26. The method according to claim 21, wherein the assistance information indicates a size and a location anchor of the resource for data transmission.

27. A method comprising:

sending, by a first terminal device, first information to a second terminal device, wherein the first information indicates the second terminal device to send assistance information;

receiving, by the first terminal device, the assistance information from the second terminal device, the assistance information assisting the first terminal device in selecting a resource for data transmission; and

determining, by the first terminal device, the resource for data transmission based on the assistance information.

28. The method according to claim 27, wherein the first information is physical layer sidelink control information.

29. The method according to claim 27, wherein the first information is media access control layer sidelink control information.

30. The method according to claim 27, wherein the assistance information indicates a size and a location anchor of the resource for data transmission.

31. A communication apparatus, wherein the communication apparatus comprises:

a receiver configured to receive first information from a first terminal device, wherein the first information indicates the apparatus to send assistance information; and

a transmitter configured to send the assistance information to the first terminal device, the assistance information assisting the first terminal device in selecting a resource for data transmission based on the assistance information.

32. The communication apparatus according to claim 31, wherein the first information is physical layer sidelink control information.

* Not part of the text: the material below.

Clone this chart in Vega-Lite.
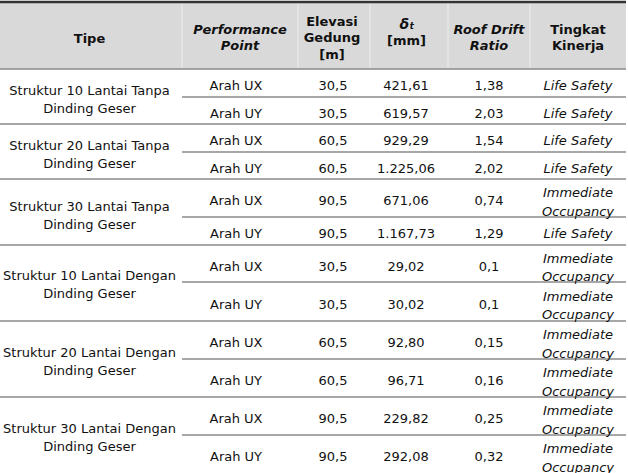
{
  "$schema": "https://vega.github.io/schema/vega-lite/v6.json",
  "width": 628,
  "height": 473,
  "padding": 0,
  "autosize": {"type": "none"},
  "config": {
    "view": {"stroke": null},
    "axis": {"disable": true},
    "locale": {"number": {"decimal": ",", "thousands": ".", "grouping": [3], "currency": ["", ""]}},
    "text": {"font": "DejaVu Sans", "fontSize": 13, "color": "#111111", "lineBreak": "\n"}
  },
  "datasets": {
    "body": [
      {"row": 1, "arah": "Arah UX", "elevasi": 30.5, "delta": 421.61, "rdr": 1.38, "kinerja": "Life Safety"},
      {"row": 2, "arah": "Arah UY", "elevasi": 30.5, "delta": 619.57, "rdr": 2.03, "kinerja": "Life Safety"},
      {"row": 3, "arah": "Arah UX", "elevasi": 60.5, "delta": 929.29, "rdr": 1.54, "kinerja": "Life Safety"},
      {"row": 4, "arah": "Arah UY", "elevasi": 60.5, "delta": 1225.06, "rdr": 2.02, "kinerja": "Life Safety"},
      {"row": 5, "arah": "Arah UX", "elevasi": 90.5, "delta": 671.06, "rdr": 0.74, "kinerja": "Immediate\nOccupancy"},
      {"row": 6, "arah": "Arah UY", "elevasi": 90.5, "delta": 1167.73, "rdr": 1.29, "kinerja": "Life Safety"},
      {"row": 7, "arah": "Arah UX", "elevasi": 30.5, "delta": 29.02, "rdr": 0.1, "kinerja": "Immediate\nOccupancy"},
      {"row": 8, "arah": "Arah UY", "elevasi": 30.5, "delta": 30.02, "rdr": 0.1, "kinerja": "Immediate\nOccupancy"},
      {"row": 9, "arah": "Arah UX", "elevasi": 60.5, "delta": 92.80, "rdr": 0.15, "kinerja": "Immediate\nOccupancy"},
      {"row": 10, "arah": "Arah UY", "elevasi": 60.5, "delta": 96.71, "rdr": 0.16, "kinerja": "Immediate\nOccupancy"},
      {"row": 11, "arah": "Arah UX", "elevasi": 90.5, "delta": 229.82, "rdr": 0.25, "kinerja": "Immediate\nOccupancy"},
      {"row": 12, "arah": "Arah UY", "elevasi": 90.5, "delta": 292.08, "rdr": 0.32, "kinerja": "Immediate\nOccupancy"}
    ],
    "groups": [
      {"mid": 1.5, "tipe": "Struktur 10 Lantai Tanpa\nDinding Geser"},
      {"mid": 3.5, "tipe": "Struktur 20 Lantai Tanpa\nDinding Geser"},
      {"mid": 5.4, "tipe": "Struktur 30 Lantai Tanpa\nDinding Geser"},
      {"mid": 7.5, "tipe": "Struktur 10 Lantai Dengan\nDinding Geser"},
      {"mid": 9.5, "tipe": "Struktur 20 Lantai Dengan\nDinding Geser"},
      {"mid": 11.5, "tipe": "Struktur 30 Lantai Dengan\nDinding Geser"}
    ],
    "hlines": [
      {"b": 0.5, "from": -0.5},
      {"b": 1.5, "from": 0.5},
      {"b": 2.5, "from": -0.5},
      {"b": 3.5, "from": 0.5},
      {"b": 4.5, "from": -0.5},
      {"b": 5.5, "from": 0.5},
      {"b": 6.5, "from": -0.5},
      {"b": 7.5, "from": 0.5},
      {"b": 8.5, "from": -0.5},
      {"b": 9.5, "from": 0.5},
      {"b": 10.5, "from": -0.5},
      {"b": 11.5, "from": 0.5}
    ],
    "vlines": [{"c": 0.5}, {"c": 1.5}, {"c": 2.5}, {"c": 3.5}, {"c": 4.5}],
    "one": [{}]
  },
  "layer": [
    {
      "data": {"name": "one"},
      "mark": {"type": "rect", "color": "#d9d9d9"},
      "encoding": {
        "x": {"datum": -0.5, "type": "quantitative", "scale": {"type": "linear", "domain": [-0.5, 0.5, 1.5, 2.5, 3.5, 4.5, 5.5], "range": [-3, 182, 298, 370, 448, 530, 626], "nice": false, "zero": false}},
        "x2": {"datum": 5.5},
        "y": {"datum": -0.5, "type": "quantitative", "scale": {"type": "linear", "domain": [-0.5, 0.5, 1.5, 2.5, 3.5, 4.5, 5.5, 6.5, 7.5, 8.5, 9.5, 10.5, 11.5, 12.5], "range": [2, 69, 97, 124, 152, 179, 217, 245, 282, 321, 359, 397, 435, 473], "nice": false, "zero": false}},
        "y2": {"datum": 0.5}
      }
    },
    {
      "data": {"name": "vlines"},
      "mark": {"type": "rule", "color": "#ededed", "strokeWidth": 1},
      "encoding": {
        "x": {"field": "c", "type": "quantitative"},
        "y": {"datum": -0.5, "type": "quantitative"},
        "y2": {"datum": 0.5}
      }
    },
    {
      "data": {"name": "hlines"},
      "mark": {"type": "rule", "color": "#8a8a8a", "strokeWidth": 1.5},
      "encoding": {
        "x": {"field": "from", "type": "quantitative"},
        "x2": {"datum": 5.5},
        "y": {"field": "b", "type": "quantitative"}
      }
    },
    {
      "data": {"name": "one"},
      "mark": {"type": "rule", "color": "#333333", "strokeWidth": 2.5},
      "encoding": {
        "x": {"datum": -0.5, "type": "quantitative"},
        "x2": {"datum": 5.5},
        "y": {"datum": -0.5, "type": "quantitative"}
      }
    },
    {
      "data": {"name": "one"},
      "mark": {"type": "text", "fontWeight": "bold", "dy": 3, "text": "Tipe"},
      "encoding": {
        "x": {"datum": 0, "type": "quantitative"},
        "y": {"datum": 0, "type": "quantitative"}
      }
    },
    {
      "data": {"name": "one"},
      "mark": {"type": "text", "fontWeight": "bold", "lineHeight": 16.5, "dy": -14, "dx": -2, "text": "Elevasi\nGedung\n[m]"},
      "encoding": {
        "x": {"datum": 2, "type": "quantitative"},
        "y": {"datum": 0, "type": "quantitative"}
      }
    },
    {
      "data": {"name": "one"},
      "mark": {"type": "text", "fontWeight": "bold", "lineHeight": 16, "dy": -6, "text": "Tingkat\nKinerja"},
      "encoding": {
        "x": {"datum": 5, "type": "quantitative"},
        "y": {"datum": 0, "type": "quantitative"}
      }
    },
    {
      "data": {"name": "one"},
      "mark": {"type": "text", "fontWeight": "bold", "fontStyle": "italic", "lineHeight": 16, "dy": -6, "text": "Performance\nPoint"},
      "encoding": {
        "x": {"datum": 1, "type": "quantitative"},
        "y": {"datum": 0, "type": "quantitative"}
      }
    },
    {
      "data": {"name": "one"},
      "mark": {"type": "text", "fontWeight": "bold", "fontStyle": "italic", "lineHeight": 16, "dy": -6, "text": "Roof Drift\nRatio"},
      "encoding": {
        "x": {"datum": 4, "type": "quantitative"},
        "y": {"datum": 0, "type": "quantitative"}
      }
    },
    {
      "data": {"name": "one"},
      "mark": {"type": "text", "fontWeight": "bold", "fontStyle": "italic", "fontSize": 14, "dy": -11, "dx": -2, "text": "δₜ"},
      "encoding": {
        "x": {"datum": 3, "type": "quantitative"},
        "y": {"datum": 0, "type": "quantitative"}
      }
    },
    {
      "data": {"name": "one"},
      "mark": {"type": "text", "fontWeight": "bold", "dy": 5, "dx": -2.5, "text": "[mm]"},
      "encoding": {
        "x": {"datum": 3, "type": "quantitative"},
        "y": {"datum": 0, "type": "quantitative"}
      }
    },
    {
      "data": {"name": "groups"},
      "mark": {"type": "text", "lineHeight": 18, "dy": -6},
      "encoding": {
        "x": {"datum": 0, "type": "quantitative"},
        "y": {"field": "mid", "type": "quantitative"},
        "text": {"field": "tipe", "type": "nominal"}
      }
    },
    {
      "data": {"name": "body"},
      "mark": {"type": "text", "dy": 3, "dx": -4},
      "encoding": {
        "x": {"datum": 1, "type": "quantitative"},
        "y": {"field": "row", "type": "quantitative"},
        "text": {"field": "arah", "type": "nominal"}
      }
    },
    {
      "data": {"name": "body"},
      "mark": {"type": "text", "dy": 3, "dx": -1},
      "encoding": {
        "x": {"datum": 2, "type": "quantitative"},
        "y": {"field": "row", "type": "quantitative"},
        "text": {"field": "elevasi", "type": "quantitative", "format": ".1f"}
      }
    },
    {
      "data": {"name": "body"},
      "mark": {"type": "text", "dy": 3, "dx": -3},
      "encoding": {
        "x": {"datum": 3, "type": "quantitative"},
        "y": {"field": "row", "type": "quantitative"},
        "text": {"field": "delta", "type": "quantitative", "format": ",.2f"}
      }
    },
    {
      "data": {"name": "body"},
      "mark": {"type": "text", "dy": 3},
      "encoding": {
        "x": {"datum": 4, "type": "quantitative"},
        "y": {"field": "row", "type": "quantitative"},
        "text": {"field": "rdr", "type": "quantitative", "format": ".2~f"}
      }
    },
    {
      "data": {"name": "body"},
      "transform": [{"filter": "indexof(datum.kinerja, '\\n') < 0"}],
      "mark": {"type": "text", "fontStyle": "italic", "dy": 3},
      "encoding": {
        "x": {"datum": 5, "type": "quantitative"},
        "y": {"field": "row", "type": "quantitative"},
        "text": {"field": "kinerja", "type": "nominal"}
      }
    },
    {
      "data": {"name": "body"},
      "transform": [{"filter": "indexof(datum.kinerja, '\\n') >= 0"}],
      "mark": {"type": "text", "fontStyle": "italic", "lineHeight": 18.5, "dy": -5},
      "encoding": {
        "x": {"datum": 5, "type": "quantitative"},
        "y": {"field": "row", "type": "quantitative"},
        "text": {"field": "kinerja", "type": "nominal"}
      }
    }
  ]
}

33. The communication apparatus according to claim 31, wherein the first information is media access control layer sidelink control information.

34. The communication apparatus according to claim 31, wherein the first information further indicates a buffer status report message, and the buffer status report message indicates a size of to-be-transmitted data.

35. The communication apparatus according to claim 34, wherein the communication apparatus further comprises:

a processor configured to: before the transmitter sends the assistance information to the first terminal device, determine the assistance information based on the buffer status report message, wherein the assistance information indicates an unoccupied resource set.

36. The communication apparatus according to claim 31, wherein the assistance information indicates a size and a location anchor of the resource for data transmission.

37. A communication apparatus, wherein the communication apparatus comprises:

a transmitter configured to send first information to a second terminal device, wherein the first information indicates the second terminal device to send assistance information;

a receiver configured to receive the assistance information from the second terminal device, the assistance information assisting the apparatus in selecting a resource for data transmission; and

a processor configured to determine the resource for data transmission based on the assistance information.

38. The communication apparatus according to claim 37, wherein the first information is physical layer sidelink control information.

39. The communication apparatus according to claim 37, wherein the first information is media access control layer sidelink control information.

40. The communication apparatus according to claim 37, wherein the assistance information indicates a size and a location anchor of the resource for data transmission.